Predictive analytics at work

Predictive analytics have already have transformed the outcomes of some high-value projects (Exhibit 2). As an example, at one company, a project to create a derivative of a newly released product was originally expected to take just 300 person-weeks of effort. The project’s planners arrived at this estimate on the basis that 90 percent of the new design would be carried over from its predecessor. When they reevaluated the plan using analytic models, they found that the project would actually take three or four times as much effort. The difference arose because while the amount of truly new work was small, it was widely distributed and affected nearly every part of the architecture. That meant significant extra testing and integration work, which the analytical models identified. Once the company understood the work involved, it changed its plans, keeping the team that developed the original product together to work on the derivative, and ultimately delivering it on time.

Predictive-analytics-driven planning has delivered a range of positive impacts for software projects.
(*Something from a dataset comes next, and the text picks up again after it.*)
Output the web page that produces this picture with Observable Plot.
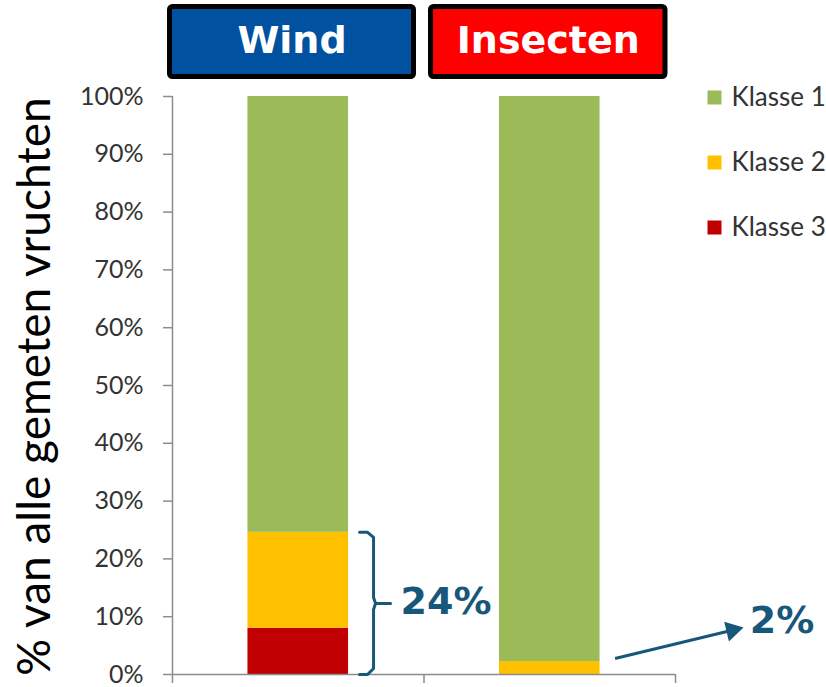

In another example, a company had a tight deadline to complete a new release for a big customer, with competitors vying for the work. The predictive analytics models showed that with the company’s current resources and project plan, it was going to miss its delivery schedule by 50 weeks. That delay would have caused it to miss the market window and lose a $350 million opportunity. Spurred into action by the finding, the company took steps to reduce the complexity of its design and prioritize the scope of the effort, resulting in a project that met the customer’s minimum requirements and could be delivered on time.

Organizations that apply analytics and predictive tools to their product-development and project-planning processes see a dramatic reduction in schedule slippage. And because they can put the right number of the right people on their projects at the right time, they also enjoy R&D-productivity improvements of 20 to 40 percent. For companies, that means lower costs and lower risks—a powerful combination of benefits to have in a highly competitive environment.